▶ **What is expected**:
Output the full listing below exactly as it reads, and skip anything that is a picture.

▶ **Collected material**:
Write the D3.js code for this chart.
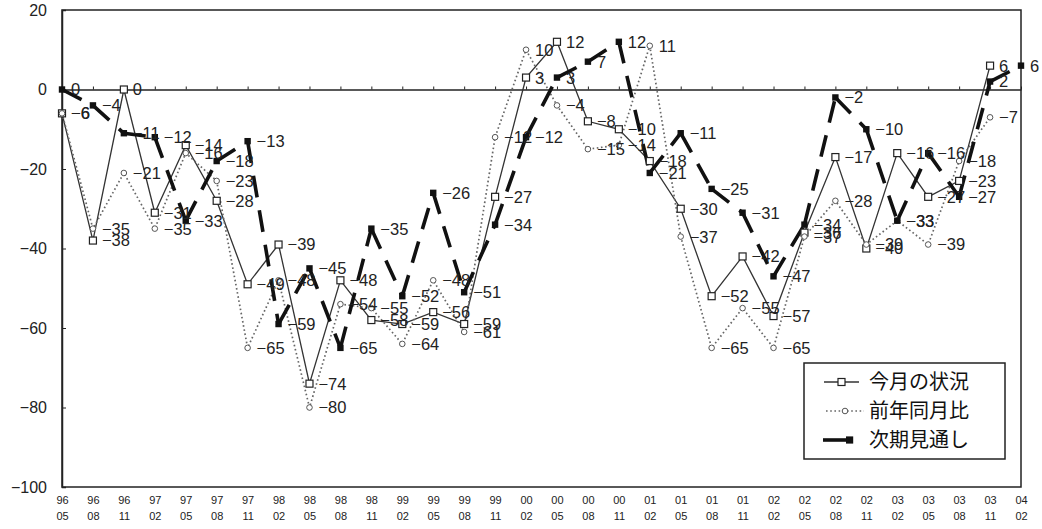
<!DOCTYPE html>
<html><head><meta charset="utf-8">
<script src="https://cdn.jsdelivr.net/npm/d3@7"></script>
<style>
body{margin:0;background:#fff;}
svg{display:block;}
</style></head><body>
<svg id="chart" width="1042" height="529"></svg>
<script>
// ---- data ----
const years  = ["96","96","96","97","97","97","97","98","98","98","98","99","99","99","99","00","00","00","00","01","01","01","01","02","02","02","02","03","03","03","03","04"];
const months = ["05","08","11","02","05","08","11","02","05","08","11","02","05","08","11","02","05","08","11","02","05","08","11","02","05","08","11","02","05","08","11","02"];
const kongetsu = [-6,-38,0,-31,-14,-28,-49,-39,-74,-48,-58,-59,-56,-59,-27,3,12,-8,-10,-18,-30,-52,-42,-57,-36,-17,-40,-16,-27,-23,6,null];
const zennen   = [-6,-35,-21,-35,-16,-23,-65,-48,-80,-54,-55,-64,-48,-61,-12,10,-4,-15,-14,11,-37,-65,-55,-65,-37,-28,-39,-33,-39,-18,-7,null];
const jiki     = [0,-4,-11,-12,-33,-18,-13,-59,-45,-65,-35,-52,-26,-51,-34,-12,3,7,12,-21,-11,-25,-31,-47,-34,-2,-10,-33,-16,-27,2,6];
const yTicks = [-100,-80,-60,-40,-20,0,20];
const seriesNames = ["今月の状況","前年同月比","次期見通し"];

// ---- layout ----
const svg = d3.select("#chart");
const L = 62, R = 1021, T = 10, B = 487;
const idx = d3.range(years.length);
const x = d3.scalePoint().domain(idx).range([L, R]);
const y = d3.scaleLinear().domain([-100, 20]).range([B, T]);
const fmt = d3.format("d");
const labFont = "'Liberation Sans', Arial, sans-serif";

// frame
svg.append("rect").attr("x", L).attr("y", T).attr("width", R - L).attr("height", B - T)
  .attr("fill", "none").attr("stroke", "#222").attr("stroke-width", 1.5);

// y axis
const ya = svg.append("g").attr("transform", `translate(${L},0)`)
  .call(d3.axisLeft(y).tickValues(yTicks).tickSize(-4).tickPadding(15).tickFormat(fmt));
ya.select(".domain").attr("stroke", "#222").attr("stroke-width", 1.5);
ya.selectAll(".tick line").attr("stroke", "#222");
ya.selectAll(".tick text").attr("font-family", labFont).attr("font-size", 16).attr("fill", "#222");

// zero line with category ticks
const za = svg.append("g").attr("transform", `translate(0,${y(0)})`)
  .call(d3.axisTop(x).tickSize(3).tickSizeOuter(0).tickFormat(() => ""));
za.select(".domain").attr("stroke", "#222").attr("stroke-width", 1.4);
za.selectAll(".tick line").attr("stroke", "#222");

// bottom category labels (two lines)
const xa = svg.append("g").attr("transform", `translate(0,${B})`)
  .call(d3.axisBottom(x).tickSize(0).tickSizeOuter(0).tickPadding(9).tickFormat(i => years[i]));
xa.select(".domain").remove();
xa.selectAll(".tick text").each(function(i) {
  const t = d3.select(this);
  t.text(null).attr("font-family", labFont).attr("font-size", 11).attr("fill", "#222");
  t.append("tspan").attr("x", 0).attr("dy", "0.71em").text(years[i]);
  t.append("tspan").attr("x", 0).attr("dy", "1.45em").text(months[i]);
});

// ---- series ----
const pts = arr => idx.map(i => ({i, v: arr[i]})).filter(d => d.v !== null);
const line = d3.line().x(d => x(d.i)).y(d => y(d.v));

// 今月の状況 - thin solid
svg.append("path").datum(pts(kongetsu)).attr("d", line)
  .attr("fill", "none").attr("stroke", "#333").attr("stroke-width", 1.3);
// 前年同月比 - dotted
svg.append("path").datum(pts(zennen)).attr("d", line)
  .attr("fill", "none").attr("stroke", "#666").attr("stroke-width", 1.7)
  .attr("stroke-dasharray", "1.6,2.6");
// 次期見通し - thick dashed (pattern per segment)
const jp = pts(jiki);
const segs = d3.pairs(jp);
svg.append("g").selectAll("path").data(segs).join("path")
  .attr("d", d => line(d))
  .attr("fill", "none").attr("stroke", "#111").attr("stroke-width", 3.6)
  .attr("stroke-dasharray", "22,13");

// markers
svg.append("g").selectAll("rect").data(pts(kongetsu)).join("rect")
  .attr("x", d => x(d.i) - 3.5).attr("y", d => y(d.v) - 3.5).attr("width", 7).attr("height", 7)
  .attr("fill", "#fff").attr("stroke", "#222").attr("stroke-width", 1.2);
svg.append("g").selectAll("circle").data(pts(zennen)).join("circle")
  .attr("cx", d => x(d.i)).attr("cy", d => y(d.v)).attr("r", 2.8)
  .attr("fill", "#fff").attr("stroke", "#555").attr("stroke-width", 1);
svg.append("g").selectAll("rect").data(jp).join("rect")
  .attr("x", d => x(d.i) - 3.2).attr("y", d => y(d.v) - 3.2).attr("width", 6.4).attr("height", 6.4)
  .attr("fill", "#111");

// data labels
[kongetsu, zennen, jiki].forEach(arr => {
  svg.append("g").selectAll("text").data(pts(arr)).join("text")
    .attr("x", d => x(d.i) + 9).attr("y", d => y(d.v)).attr("dy", "0.36em")
    .attr("font-family", labFont).attr("font-size", 16.5).attr("fill", "#222")
    .text(d => fmt(d.v));
});

// ---- legend ----
const lg = svg.append("g");
lg.append("rect").attr("x", 804).attr("y", 363).attr("width", 201).attr("height", 96)
  .attr("fill", "#fff").attr("stroke", "#222").attr("stroke-width", 1.5);
const rowsY = [382, 411, 440];
// row 1
lg.append("line").attr("x1", 824).attr("x2", 859).attr("y1", rowsY[0]).attr("y2", rowsY[0])
  .attr("stroke", "#333").attr("stroke-width", 1.3);
lg.append("rect").attr("x", 838).attr("y", rowsY[0] - 3.5).attr("width", 7).attr("height", 7)
  .attr("fill", "#fff").attr("stroke", "#222").attr("stroke-width", 1.2);
// row 2
lg.append("line").attr("x1", 826).attr("x2", 864).attr("y1", rowsY[1]).attr("y2", rowsY[1])
  .attr("stroke", "#666").attr("stroke-width", 1.7).attr("stroke-dasharray", "1.6,2.6");
lg.append("circle").attr("cx", 845).attr("cy", rowsY[1]).attr("r", 2.8)
  .attr("fill", "#fff").attr("stroke", "#555").attr("stroke-width", 1);
// row 3
lg.append("line").attr("x1", 823).attr("x2", 850).attr("y1", rowsY[2]).attr("y2", rowsY[2])
  .attr("stroke", "#111").attr("stroke-width", 3.6);
lg.append("rect").attr("x", 846).attr("y", rowsY[2] - 3.6).attr("width", 7.2).attr("height", 7.2)
  .attr("fill", "#111");
lg.selectAll("text.lt").data(seriesNames).join("text").attr("class", "lt")
  .attr("x", 869).attr("y", (d, i) => rowsY[i]).attr("dy", "0.36em")
  .attr("font-family", "'Noto Sans CJK JP', sans-serif").attr("font-size", 20).attr("fill", "#111")
  .text(d => d);
</script>
</body></html>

▶ **Result of this task**:
Write the D3.js code for this chart.
<!DOCTYPE html>
<html><head><meta charset="utf-8">
<script src="https://cdn.jsdelivr.net/npm/d3@7"></script>
<style>
body{margin:0;background:#fff;}
svg{display:block;}
</style></head><body>
<svg id="chart" width="1042" height="529"></svg>
<script>
// ---- data ----
const years  = ["96","96","96","97","97","97","97","98","98","98","98","99","99","99","99","00","00","00","00","01","01","01","01","02","02","02","02","03","03","03","03","04"];
const months = ["05","08","11","02","05","08","11","02","05","08","11","02","05","08","11","02","05","08","11","02","05","08","11","02","05","08","11","02","05","08","11","02"];
const kongetsu = [-6,-38,0,-31,-14,-28,-49,-39,-74,-48,-58,-59,-56,-59,-27,3,12,-8,-10,-18,-30,-52,-42,-57,-36,-17,-40,-16,-27,-23,6,null];
const zennen   = [-6,-35,-21,-35,-16,-23,-65,-48,-80,-54,-55,-64,-48,-61,-12,10,-4,-15,-14,11,-37,-65,-55,-65,-37,-28,-39,-33,-39,-18,-7,null];
const jiki     = [0,-4,-11,-12,-33,-18,-13,-59,-45,-65,-35,-52,-26,-51,-34,-12,3,7,12,-21,-11,-25,-31,-47,-34,-2,-10,-33,-16,-27,2,6];
const yTicks = [-100,-80,-60,-40,-20,0,20];
const seriesNames = ["今月の状況","前年同月比","次期見通し"];

// ---- layout ----
const svg = d3.select("#chart");
const L = 62, R = 1021, T = 10, B = 487;
const idx = d3.range(years.length);
const x = d3.scalePoint().domain(idx).range([L, R]);
const y = d3.scaleLinear().domain([-100, 20]).range([B, T]);
const fmt = d3.format("d");
const labFont = "'Liberation Sans', Arial, sans-serif";

// frame
svg.append("rect").attr("x", L).attr("y", T).attr("width", R - L).attr("height", B - T)
  .attr("fill", "none").attr("stroke", "#222").attr("stroke-width", 1.5);

// y axis
const ya = svg.append("g").attr("transform", `translate(${L},0)`)
  .call(d3.axisLeft(y).tickValues(yTicks).tickSize(-4).tickPadding(15).tickFormat(fmt));
ya.select(".domain").attr("stroke", "#222").attr("stroke-width", 1.5);
ya.selectAll(".tick line").attr("stroke", "#222");
ya.selectAll(".tick text").attr("font-family", labFont).attr("font-size", 16).attr("fill", "#222");

// zero line with category ticks
const za = svg.append("g").attr("transform", `translate(0,${y(0)})`)
  .call(d3.axisTop(x).tickSize(3).tickSizeOuter(0).tickFormat(() => ""));
za.select(".domain").attr("stroke", "#222").attr("stroke-width", 1.4);
za.selectAll(".tick line").attr("stroke", "#222");

// bottom category labels (two lines)
const xa = svg.append("g").attr("transform", `translate(0,${B})`)
  .call(d3.axisBottom(x).tickSize(0).tickSizeOuter(0).tickPadding(9).tickFormat(i => years[i]));
xa.select(".domain").remove();
xa.selectAll(".tick text").each(function(i) {
  const t = d3.select(this);
  t.text(null).attr("font-family", labFont).attr("font-size", 11).attr("fill", "#222");
  t.append("tspan").attr("x", 0).attr("dy", "0.71em").text(years[i]);
  t.append("tspan").attr("x", 0).attr("dy", "1.45em").text(months[i]);
});

// ---- series ----
const pts = arr => idx.map(i => ({i, v: arr[i]})).filter(d => d.v !== null);
const line = d3.line().x(d => x(d.i)).y(d => y(d.v));

// 今月の状況 - thin solid
svg.append("path").datum(pts(kongetsu)).attr("d", line)
  .attr("fill", "none").attr("stroke", "#333").attr("stroke-width", 1.3);
// 前年同月比 - dotted
svg.append("path").datum(pts(zennen)).attr("d", line)
  .attr("fill", "none").attr("stroke", "#666").attr("stroke-width", 1.7)
  .attr("stroke-dasharray", "1.6,2.6");
// 次期見通し - thick dashed (pattern per segment)
const jp = pts(jiki);
const segs = d3.pairs(jp);
svg.append("g").selectAll("path").data(segs).join("path")
  .attr("d", d => line(d))
  .attr("fill", "none").attr("stroke", "#111").attr("stroke-width", 3.6)
  .attr("stroke-dasharray", "22,13");

// markers
svg.append("g").selectAll("rect").data(pts(kongetsu)).join("rect")
  .attr("x", d => x(d.i) - 3.5).attr("y", d => y(d.v) - 3.5).attr("width", 7).attr("height", 7)
  .attr("fill", "#fff").attr("stroke", "#222").attr("stroke-width", 1.2);
svg.append("g").selectAll("circle").data(pts(zennen)).join("circle")
  .attr("cx", d => x(d.i)).attr("cy", d => y(d.v)).attr("r", 2.8)
  .attr("fill", "#fff").attr("stroke", "#555").attr("stroke-width", 1);
svg.append("g").selectAll("rect").data(jp).join("rect")
  .attr("x", d => x(d.i) - 3.2).attr("y", d => y(d.v) - 3.2).attr("width", 6.4).attr("height", 6.4)
  .attr("fill", "#111");

// data labels
[kongetsu, zennen, jiki].forEach(arr => {
  svg.append("g").selectAll("text").data(pts(arr)).join("text")
    .attr("x", d => x(d.i) + 9).attr("y", d => y(d.v)).attr("dy", "0.36em")
    .attr("font-family", labFont).attr("font-size", 16.5).attr("fill", "#222")
    .text(d => fmt(d.v));
});

// ---- legend ----
const lg = svg.append("g");
lg.append("rect").attr("x", 804).attr("y", 363).attr("width", 201).attr("height", 96)
  .attr("fill", "#fff").attr("stroke", "#222").attr("stroke-width", 1.5);
const rowsY = [382, 411, 440];
// row 1
lg.append("line").attr("x1", 824).attr("x2", 859).attr("y1", rowsY[0]).attr("y2", rowsY[0])
  .attr("stroke", "#333").attr("stroke-width", 1.3);
lg.append("rect").attr("x", 838).attr("y", rowsY[0] - 3.5).attr("width", 7).attr("height", 7)
  .attr("fill", "#fff").attr("stroke", "#222").attr("stroke-width", 1.2);
// row 2
lg.append("line").attr("x1", 826).attr("x2", 864).attr("y1", rowsY[1]).attr("y2", rowsY[1])
  .attr("stroke", "#666").attr("stroke-width", 1.7).attr("stroke-dasharray", "1.6,2.6");
lg.append("circle").attr("cx", 845).attr("cy", rowsY[1]).attr("r", 2.8)
  .attr("fill", "#fff").attr("stroke", "#555").attr("stroke-width", 1);
// row 3
lg.append("line").attr("x1", 823).attr("x2", 850).attr("y1", rowsY[2]).attr("y2", rowsY[2])
  .attr("stroke", "#111").attr("stroke-width", 3.6);
lg.append("rect").attr("x", 846).attr("y", rowsY[2] - 3.6).attr("width", 7.2).attr("height", 7.2)
  .attr("fill", "#111");
lg.selectAll("text.lt").data(seriesNames).join("text").attr("class", "lt")
  .attr("x", 869).attr("y", (d, i) => rowsY[i]).attr("dy", "0.36em")
  .attr("font-family", "'Noto Sans CJK JP', sans-serif").attr("font-size", 20).attr("fill", "#111")
  .text(d => d);
</script>
</body></html>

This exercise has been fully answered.